Finally, a movie where Baltimore gets to play Baltimore - and starring Nicole Kidman, no less.
The Visiting - formerly known as Invasion - begins filming here Monday. But a news conference featuring its stars and director was held yesterday in Washington, where other parts of the movie will be filmed - perhaps it was just too much to ask the national press to schlep all the way to the other end of the parkway.
Still, after Baltimore's recent history of standing in for other cities (in XXX: State of the Union, it played Washington; in Major League II, it subbed for Cleveland), it was worth the trip to hear director Oliver Hirschbiegel confirm that much of The Visiting will be based here as well.
"The whole ending is going to be [set] in Baltimore," he told a gathering of some 50 national and international media crammed onto the rooftop of D.C.'s swank Hay-Adams hotel.
The film, the fourth theatrical adaptation of Jack Finney's 1955 novel Invasion of the Body Snatchers, will star Kidman as a Washington psychiatrist studying a mysterious plague that alters human behavior. After discovering the plague's extraterrestrial origins, she must fight to save her son, who is back in Baltimore and has some connection to the invasion.

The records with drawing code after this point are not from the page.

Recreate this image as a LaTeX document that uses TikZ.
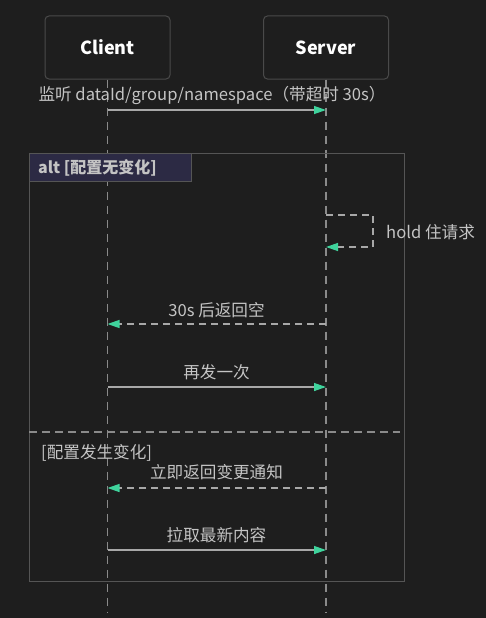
\documentclass[tikz,border=0pt]{standalone}
\usepackage{fontspec}
\setmainfont{Noto Sans CJK SC}
\usetikzlibrary{arrows.meta}
\definecolor{bg}{HTML}{1E1E1E}
\definecolor{boxline}{HTML}{4A4A4A}
\definecolor{frameline}{HTML}{555555}
\definecolor{lifec}{HTML}{8A8A8A}
\definecolor{msgc}{HTML}{A8A8A8}
\definecolor{txtc}{HTML}{C4C4C4}
\definecolor{tipc}{HTML}{3FD39C}
\definecolor{labfill}{HTML}{2C2A44}
\tikzset{
  actor/.style={draw=boxline, line width=1pt, rounded corners=4pt, fill=bg, minimum width=125pt, minimum height=63pt, text=white, font=\fontsize{18}{21}\selectfont\bfseries, inner sep=0pt},
  lifeline/.style={draw=lifec, line width=1.3pt, dash pattern=on 8pt off 6pt},
  msg/.style={draw=msgc, line width=1.3pt, -{Triangle[length=12pt,width=8pt,color=tipc]}},
  reply/.style={msg, dash pattern=on 7pt off 5pt},
  msgtext/.style={text=txtc, font=\fontsize{16.6}{19}\selectfont, inner sep=0pt},
  frame/.style={draw=frameline, line width=1pt},
}
\begin{document}
\begin{tikzpicture}[x=1pt,y=-1pt]
\fill[bg] (0,0) rectangle (486,618);
\useasboundingbox (0,0) rectangle (486,618);
% actors
\node[actor] (client) at (107.5,47.5) {Client};
\node[actor] (server) at (326,47.5) {Server};
\coordinate (cend) at (107.5,612);
\coordinate (send) at (326,612);
\draw[lifeline] (client.south) -- (cend);
\draw[lifeline] (server.south) -- (send);
% message 1
\coordinate (c1) at (107.5,110); \coordinate (s1) at (326,110);
\node[msgtext] (t1) at (212,95) {监听 dataId/group/namespace（带超时 30s）};
\draw[msg] (c1) -- (s1);
% alt frame
\node[frame, minimum width=375pt, minimum height=428pt, inner sep=0pt, anchor=north west] (altframe) at (29,153) {};
\node[frame, fill=labfill, minimum width=162pt, minimum height=28pt, inner sep=0pt, anchor=north west] (altlab) at (29,153) {};
\node[msgtext, anchor=west, text=txtc, font=\fontsize{16}{19}\selectfont\bfseries] (altt) at (38,167.5) {alt [配置无变化]};
% self message
\coordinate (s2) at (326,215); \coordinate (s2r) at (373,215);
\coordinate (s3r) at (373,247); \coordinate (s3) at (326,247);
\draw[reply] (s2) -- (s2r) -- (s3r) -- (s3);
\node[msgtext, anchor=west] (t2) at (386,232) {hold 住请求};
% 30s reply
\coordinate (s4) at (326,324); \coordinate (c4) at (107.5,324);
\node[msgtext] (t3) at (216.5,310) {30s 后返回空};
\draw[reply] (s4) -- (c4);
% resend
\coordinate (c5) at (107.5,387); \coordinate (s5) at (326,387);
\node[msgtext] (t4) at (216.5,372) {再发一次};
\draw[msg] (c5) -- (s5);
% divider
\coordinate (d1) at (29,432); \coordinate (d2) at (400,432);
\draw[draw=lifec, line width=1.3pt, dash pattern=on 8pt off 5pt] (d1) -- (d2);
\node[msgtext, anchor=west] (t5) at (41,453) {[配置发生变化]};
% notify
\coordinate (s6) at (326,488); \coordinate (c6) at (107.5,488);
\node[msgtext] (t6) at (216.5,472) {立即返回变更通知};
\draw[reply] (s6) -- (c6);
% pull
\coordinate (c7) at (107.5,550); \coordinate (s7) at (326,550);
\node[msgtext] (t7) at (216.5,535) {拉取最新内容};
\draw[msg] (c7) -- (s7);
\end{tikzpicture}
\end{document}
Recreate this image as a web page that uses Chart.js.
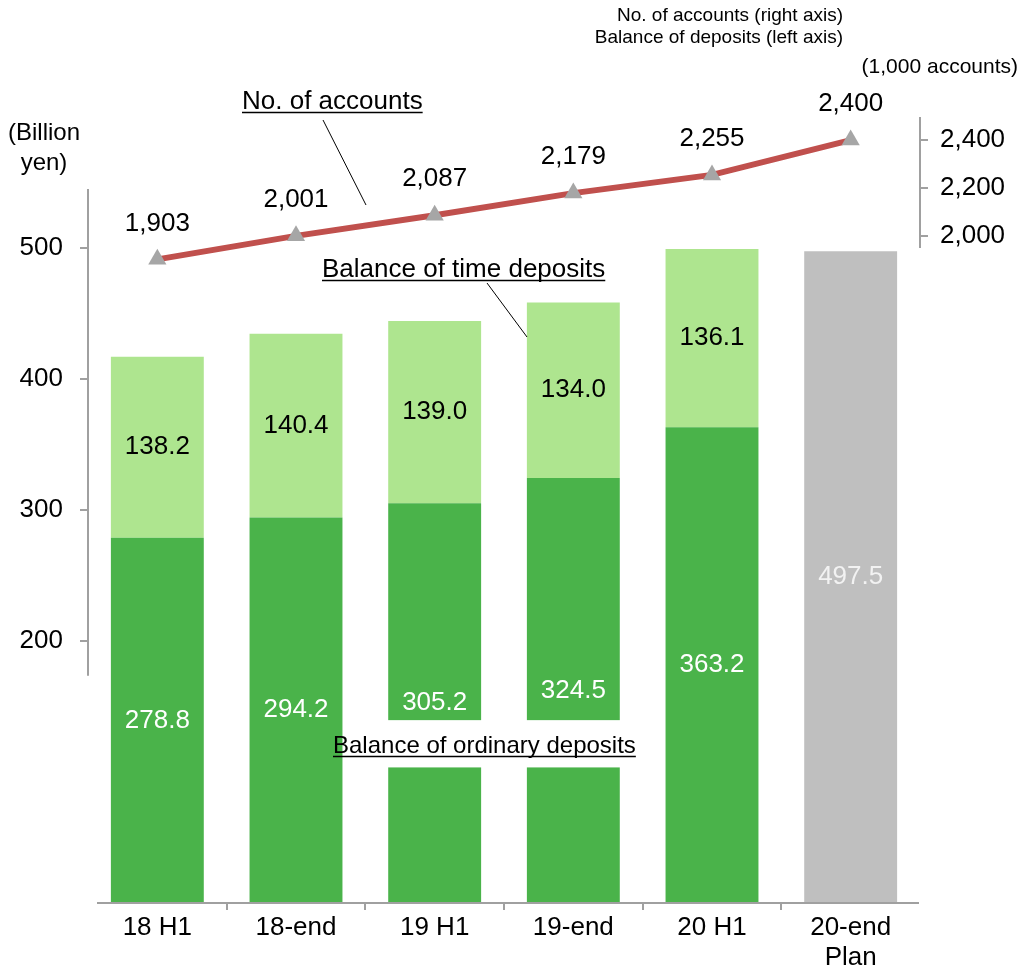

Kidman, dressed in black pants and a short-sleeve black pullover, said she was attracted to the project by the prospect of playing a mother out to save her son.
"The love that a mother has for a child, that's what I actually responded to in this," Kidman said.
Baltimore's share of The Visiting shoot is expected to last 45 days, said Hannah Byron, director of the Division of Film, Television and Video for & the Arts.
Besides Kidman, the movie will also star Daniel Craig (The Jacket) and Jeremy Northam (The Singing Detective). All three were in Washington yesterday, along with director Hirschbiegel (Downfall), producer Joel Silver and screenwriter David Kajganich.
Interestingly, none of the three stars of the film said they believed in extraterrestrial life - a topic that seemed to be on many journalists' minds yesterday, as three of them asked basically the same question. "I wouldn't know what to say to an extraterrestrial," Northam quipped.
Silver, best known for such action- and special effects-heavy films as The Matrix and Gothika, said this film would be different from what audiences normally expect when they see his name on the credits.
"There's action in this movie, there's tension in this movie, but it's not really that kind of green-screen activity," he said, referring to the background actors perform in front of when special effects are to be added later. The actors, he promised, "are not going to be hanging from wires and spending hours hanging in front of the green screen."
Kidman, who lived near Washington for a few years when she was a young girl, said this is her first time back to the area since she was 3. The shooting will mark her first visit to Baltimore, and she said friends urged her to be sure to eat some crabs while in the area.
Unfortunately, the actress said, her schedule will keep her too busy to enjoy much more of what the city has to offer.
"But," she promised, "I'll be out and about."